■ What you will do
Repeat what the lines below say, word for word, and skip every image.
---- Provided data
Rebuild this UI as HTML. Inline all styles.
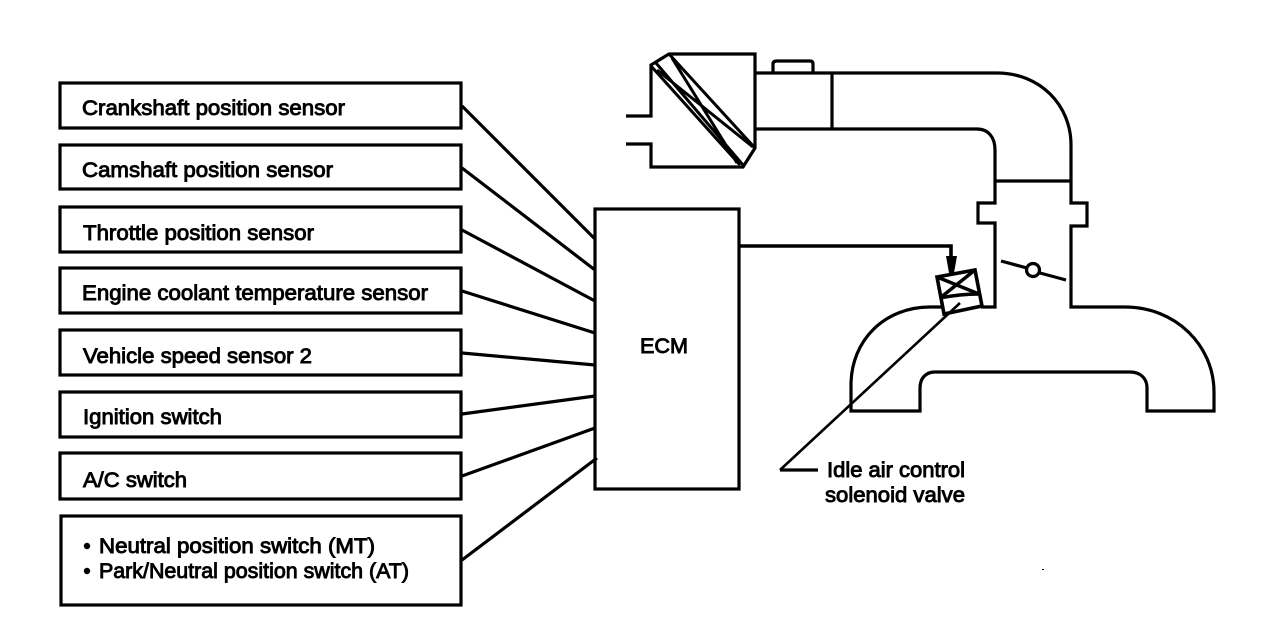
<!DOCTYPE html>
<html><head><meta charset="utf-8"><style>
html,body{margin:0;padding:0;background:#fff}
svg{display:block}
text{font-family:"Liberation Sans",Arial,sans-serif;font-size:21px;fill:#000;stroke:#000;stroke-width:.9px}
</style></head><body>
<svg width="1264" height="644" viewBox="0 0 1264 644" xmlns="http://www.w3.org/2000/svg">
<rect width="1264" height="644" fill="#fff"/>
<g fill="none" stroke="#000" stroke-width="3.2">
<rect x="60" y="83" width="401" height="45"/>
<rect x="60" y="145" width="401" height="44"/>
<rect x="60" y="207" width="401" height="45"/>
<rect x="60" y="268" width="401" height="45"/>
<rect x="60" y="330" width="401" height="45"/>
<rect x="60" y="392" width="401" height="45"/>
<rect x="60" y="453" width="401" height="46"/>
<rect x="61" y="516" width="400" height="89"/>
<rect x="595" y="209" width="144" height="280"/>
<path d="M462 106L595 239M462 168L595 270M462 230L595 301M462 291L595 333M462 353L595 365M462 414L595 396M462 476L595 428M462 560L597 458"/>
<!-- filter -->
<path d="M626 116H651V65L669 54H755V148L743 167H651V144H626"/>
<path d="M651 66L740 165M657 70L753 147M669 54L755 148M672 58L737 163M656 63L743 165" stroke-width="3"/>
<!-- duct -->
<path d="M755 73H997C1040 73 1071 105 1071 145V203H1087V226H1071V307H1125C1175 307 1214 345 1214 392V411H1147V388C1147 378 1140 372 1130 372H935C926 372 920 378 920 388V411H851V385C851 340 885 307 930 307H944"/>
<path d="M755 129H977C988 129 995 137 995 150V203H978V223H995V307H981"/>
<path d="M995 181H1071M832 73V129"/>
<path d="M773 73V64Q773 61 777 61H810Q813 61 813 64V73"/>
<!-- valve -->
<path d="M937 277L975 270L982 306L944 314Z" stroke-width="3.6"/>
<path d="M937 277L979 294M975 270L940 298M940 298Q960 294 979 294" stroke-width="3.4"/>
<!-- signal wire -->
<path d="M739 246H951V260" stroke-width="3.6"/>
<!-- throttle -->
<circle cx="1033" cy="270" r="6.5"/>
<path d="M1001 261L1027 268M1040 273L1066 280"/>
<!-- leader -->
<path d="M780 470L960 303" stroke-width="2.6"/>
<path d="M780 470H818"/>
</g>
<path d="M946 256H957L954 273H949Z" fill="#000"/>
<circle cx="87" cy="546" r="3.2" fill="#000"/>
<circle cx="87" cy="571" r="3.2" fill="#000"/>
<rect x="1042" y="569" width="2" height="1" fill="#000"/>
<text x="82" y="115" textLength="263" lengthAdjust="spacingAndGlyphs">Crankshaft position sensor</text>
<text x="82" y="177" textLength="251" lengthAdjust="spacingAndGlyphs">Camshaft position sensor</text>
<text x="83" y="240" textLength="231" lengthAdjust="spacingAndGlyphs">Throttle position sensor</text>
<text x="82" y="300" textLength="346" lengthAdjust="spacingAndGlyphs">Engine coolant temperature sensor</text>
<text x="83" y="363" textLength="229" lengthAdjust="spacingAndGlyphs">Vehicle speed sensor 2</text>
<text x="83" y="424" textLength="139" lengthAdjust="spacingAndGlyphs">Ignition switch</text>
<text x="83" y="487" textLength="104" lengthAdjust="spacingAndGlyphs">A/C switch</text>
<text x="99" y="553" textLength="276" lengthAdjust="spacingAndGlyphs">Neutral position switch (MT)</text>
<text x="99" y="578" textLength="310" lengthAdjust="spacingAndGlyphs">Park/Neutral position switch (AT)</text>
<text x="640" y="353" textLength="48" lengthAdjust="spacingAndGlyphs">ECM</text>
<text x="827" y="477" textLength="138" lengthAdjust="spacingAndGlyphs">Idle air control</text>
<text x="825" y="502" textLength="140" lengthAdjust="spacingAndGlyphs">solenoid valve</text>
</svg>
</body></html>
--------
■ Task solution
Rebuild this UI as HTML. Inline all styles.
<!DOCTYPE html>
<html><head><meta charset="utf-8"><style>
html,body{margin:0;padding:0;background:#fff}
svg{display:block}
text{font-family:"Liberation Sans",Arial,sans-serif;font-size:21px;fill:#000;stroke:#000;stroke-width:.9px}
</style></head><body>
<svg width="1264" height="644" viewBox="0 0 1264 644" xmlns="http://www.w3.org/2000/svg">
<rect width="1264" height="644" fill="#fff"/>
<g fill="none" stroke="#000" stroke-width="3.2">
<rect x="60" y="83" width="401" height="45"/>
<rect x="60" y="145" width="401" height="44"/>
<rect x="60" y="207" width="401" height="45"/>
<rect x="60" y="268" width="401" height="45"/>
<rect x="60" y="330" width="401" height="45"/>
<rect x="60" y="392" width="401" height="45"/>
<rect x="60" y="453" width="401" height="46"/>
<rect x="61" y="516" width="400" height="89"/>
<rect x="595" y="209" width="144" height="280"/>
<path d="M462 106L595 239M462 168L595 270M462 230L595 301M462 291L595 333M462 353L595 365M462 414L595 396M462 476L595 428M462 560L597 458"/>
<!-- filter -->
<path d="M626 116H651V65L669 54H755V148L743 167H651V144H626"/>
<path d="M651 66L740 165M657 70L753 147M669 54L755 148M672 58L737 163M656 63L743 165" stroke-width="3"/>
<!-- duct -->
<path d="M755 73H997C1040 73 1071 105 1071 145V203H1087V226H1071V307H1125C1175 307 1214 345 1214 392V411H1147V388C1147 378 1140 372 1130 372H935C926 372 920 378 920 388V411H851V385C851 340 885 307 930 307H944"/>
<path d="M755 129H977C988 129 995 137 995 150V203H978V223H995V307H981"/>
<path d="M995 181H1071M832 73V129"/>
<path d="M773 73V64Q773 61 777 61H810Q813 61 813 64V73"/>
<!-- valve -->
<path d="M937 277L975 270L982 306L944 314Z" stroke-width="3.6"/>
<path d="M937 277L979 294M975 270L940 298M940 298Q960 294 979 294" stroke-width="3.4"/>
<!-- signal wire -->
<path d="M739 246H951V260" stroke-width="3.6"/>
<!-- throttle -->
<circle cx="1033" cy="270" r="6.5"/>
<path d="M1001 261L1027 268M1040 273L1066 280"/>
<!-- leader -->
<path d="M780 470L960 303" stroke-width="2.6"/>
<path d="M780 470H818"/>
</g>
<path d="M946 256H957L954 273H949Z" fill="#000"/>
<circle cx="87" cy="546" r="3.2" fill="#000"/>
<circle cx="87" cy="571" r="3.2" fill="#000"/>
<rect x="1042" y="569" width="2" height="1" fill="#000"/>
<text x="82" y="115" textLength="263" lengthAdjust="spacingAndGlyphs">Crankshaft position sensor</text>
<text x="82" y="177" textLength="251" lengthAdjust="spacingAndGlyphs">Camshaft position sensor</text>
<text x="83" y="240" textLength="231" lengthAdjust="spacingAndGlyphs">Throttle position sensor</text>
<text x="82" y="300" textLength="346" lengthAdjust="spacingAndGlyphs">Engine coolant temperature sensor</text>
<text x="83" y="363" textLength="229" lengthAdjust="spacingAndGlyphs">Vehicle speed sensor 2</text>
<text x="83" y="424" textLength="139" lengthAdjust="spacingAndGlyphs">Ignition switch</text>
<text x="83" y="487" textLength="104" lengthAdjust="spacingAndGlyphs">A/C switch</text>
<text x="99" y="553" textLength="276" lengthAdjust="spacingAndGlyphs">Neutral position switch (MT)</text>
<text x="99" y="578" textLength="310" lengthAdjust="spacingAndGlyphs">Park/Neutral position switch (AT)</text>
<text x="640" y="353" textLength="48" lengthAdjust="spacingAndGlyphs">ECM</text>
<text x="827" y="477" textLength="138" lengthAdjust="spacingAndGlyphs">Idle air control</text>
<text x="825" y="502" textLength="140" lengthAdjust="spacingAndGlyphs">solenoid valve</text>
</svg>
</body></html>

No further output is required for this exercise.